The overall phylogenetic pattern observed, with short internal branches even between more distant groups, provides a crucial backdrop for understanding the broader evolutionary context of the dec-1 gene and its potential functional implications, especially for more closely related lineages, such as the inferences among Anastrepha specimens. Our results indicated that the samples of A. fraterculus we investigated seemed to be separated into three different lineages. It has been suggested that A. fraterculus is a species complex with several cryptic species, with at least three in Brazil that can be identified via morphometric methods (Hernández-Ortiz et al., 2012; Hernández-Ortiz et al., 2015). Although we did not investigate different morphotypes in this study that would enable us to compare these taxa to the ones described elsewhere (Hernández-Ortiz et al., 2015; Prezotto et al., 2019), the topology we found is remarkably similar to what has been described using transcriptomic and genomic data (Congrains et al., 2021; Congrains et al., 2023), which identified three distinct branches for A. fraterculus while supporting a single A. obliqua branch. These diverse A. fraterculus lineages may be subject to distinct selective pressures (Smith-Caldas et al., 2001; Manni et al., 2015), despite their recent divergence. This detailed phylogenetic context sets the stage for understanding the evolutionary dynamics of the dec-1 gene within specific Anastrepha lineages, although evidence of intraspecific gene flow among these lineages (Díaz et al., 2018; Congrains et al., 2023) may limit our ability to investigate that adequately.
Shifting focus to broader implications, a quest for mutations fixed by positive selection events can help identify novel functions and differentiate species (Sémon and Wolfe, 2007; Conant and Wolfe, 2008). In the context of a structural gene related to egg and chorion development, these changes may not be readily discernible or confer adaptive advantages, especially due to the complex interactions between genotype, phenotype and environmental influences. Therefore, comprehending how reproductive genes are influenced by selective forces through selection analyses enables the identification of this genotypic and potentially phenotypic variation in the genome. Furthermore, these genes can serve as markers in the context of species differentiation amid phylogenetic uncertainties. Remarkably, dec-1 produces adequate phylogenetic signals at different evolutionary levels across Tephritidae, but it seems to distinguish among different lineages of A. fraterculus for which there are only a handful of informative markers, despite the plethora of genes investigated (Congrains et al., 2021; Congrains et al., 2023).
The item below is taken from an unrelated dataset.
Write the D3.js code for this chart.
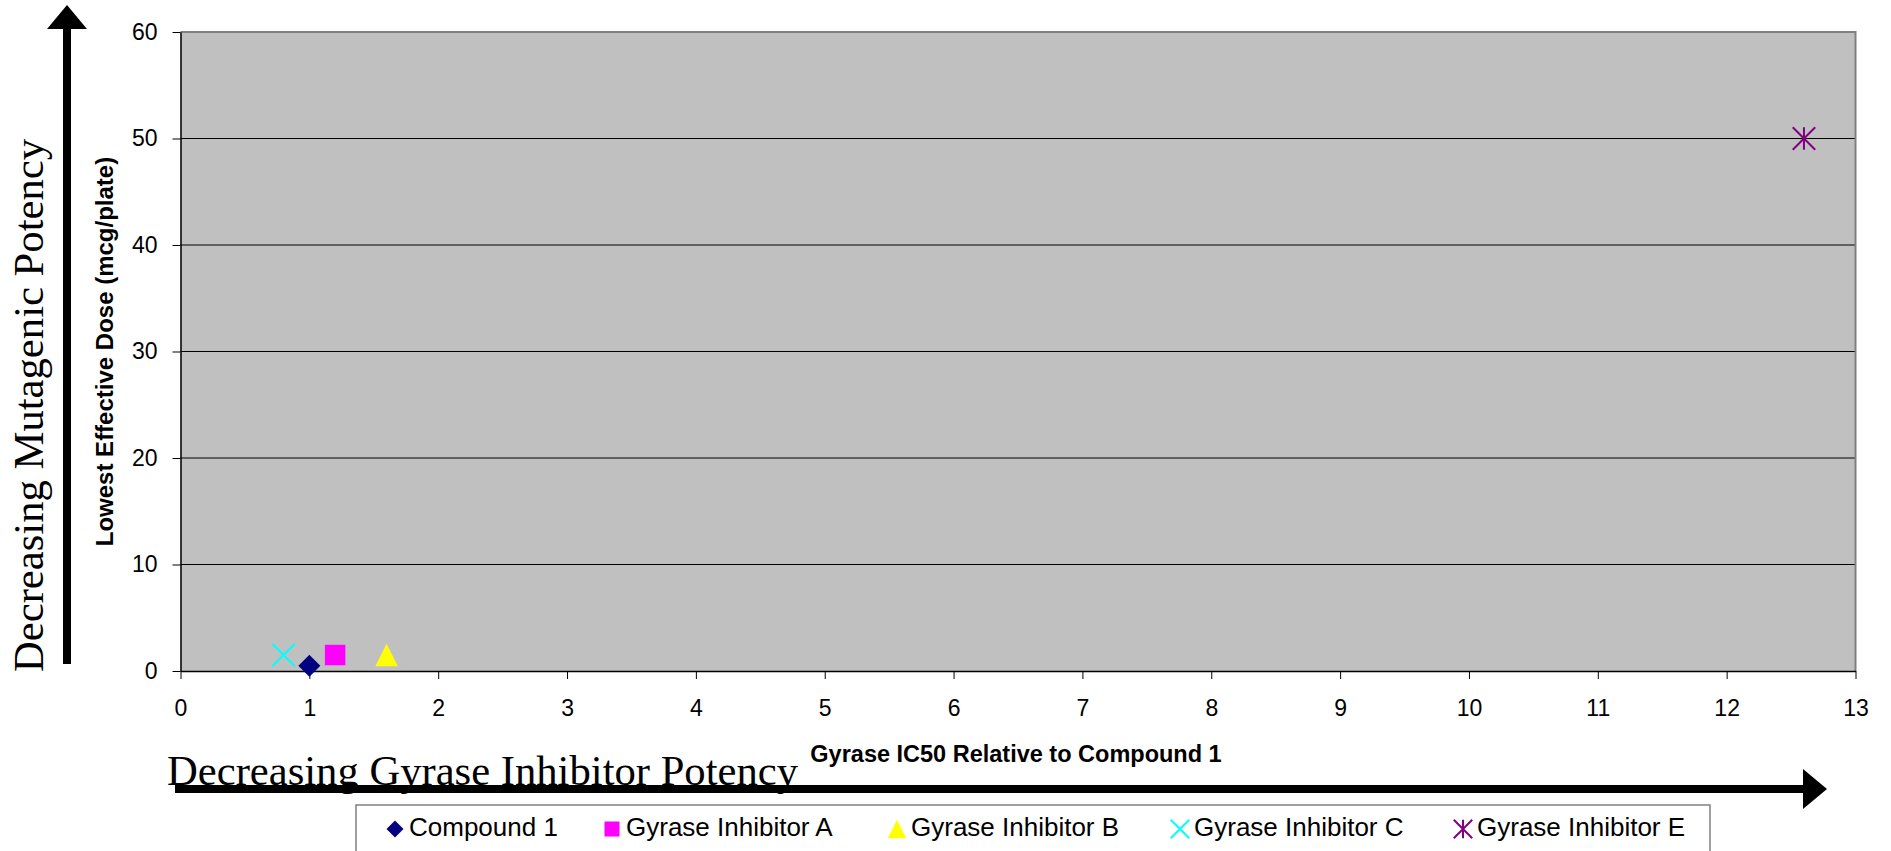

Understanding its structure, isoforms, and evolutionary patterns across broader sampling also sets the stage for its establishment as a viable adequate marker to study variation across Anastrepha. It also provides insight into reproductive biology, which could foster the development of genetically modified females through transgenes, similar to what has been done in Drosophila, which could be important for population management, particularly in pest insects such as those of the Tephritidae family.